The paper also integrates content analysis. Using Latent Dirichlet Allocation (LDA) on the tweet texts, the authors extract dominant topics for each constellation. Nuclear clusters are dominated by terms such as “policy announcement,” “official statement,” and “leadership,” indicating top‑down information flow. Bipolar clusters feature “criticism,” “division,” and “opposition,” mirroring antagonistic discourse. Multipolar clusters contain “debate,” “multiple viewpoints,” and “negotiation,” highlighting a more deliberative environment. The alignment between topological form and semantic content strengthens the claim that PH captures meaningful political dynamics.

Finally, the authors argue for the generalizability of their pipeline. By adapting the distance metric to suit other platforms (e.g., friendship ties on Facebook, mentions on Instagram) and keeping the PH filtration unchanged, similar constellations should emerge in any political data scraped from social media. The Gaussian parameterizations serve as a portable benchmark for cross‑platform comparison.

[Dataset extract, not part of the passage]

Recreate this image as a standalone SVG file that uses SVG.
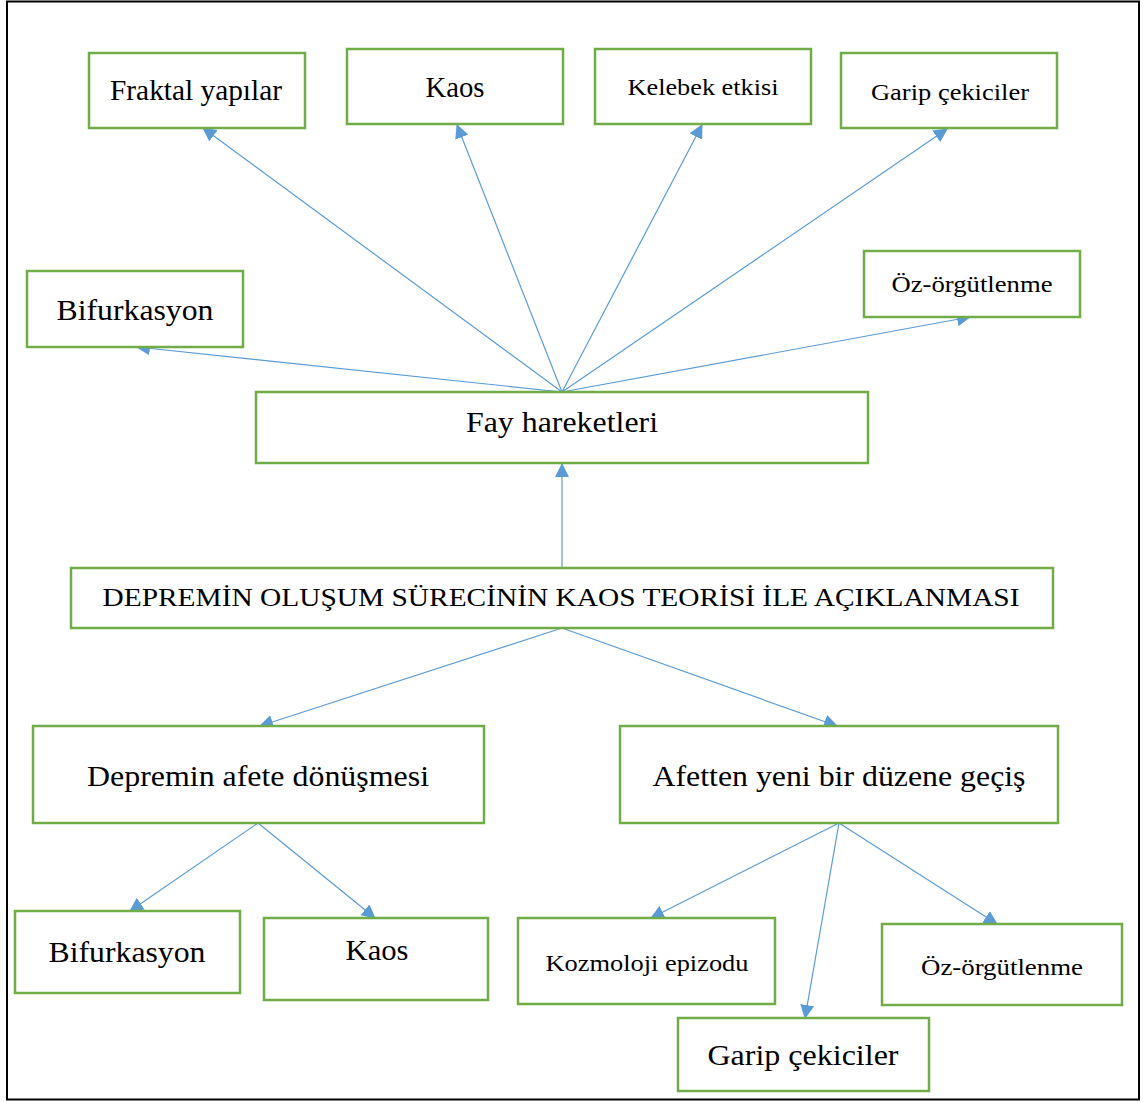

In conclusion, the study demonstrates that Persistent Homology can reveal latent structural motifs in retweet networks, that these motifs correspond to recognizable political phenomena (personalism, polarization, pluralism), and that Gaussian‑based mathematical generalizations provide a reproducible, quantitative framework for future computational social science research. The authors suggest extensions such as temporal PH to track the evolution of constellations over election cycles and the integration of multimodal data (text, images, video) to enrich the topological analysis.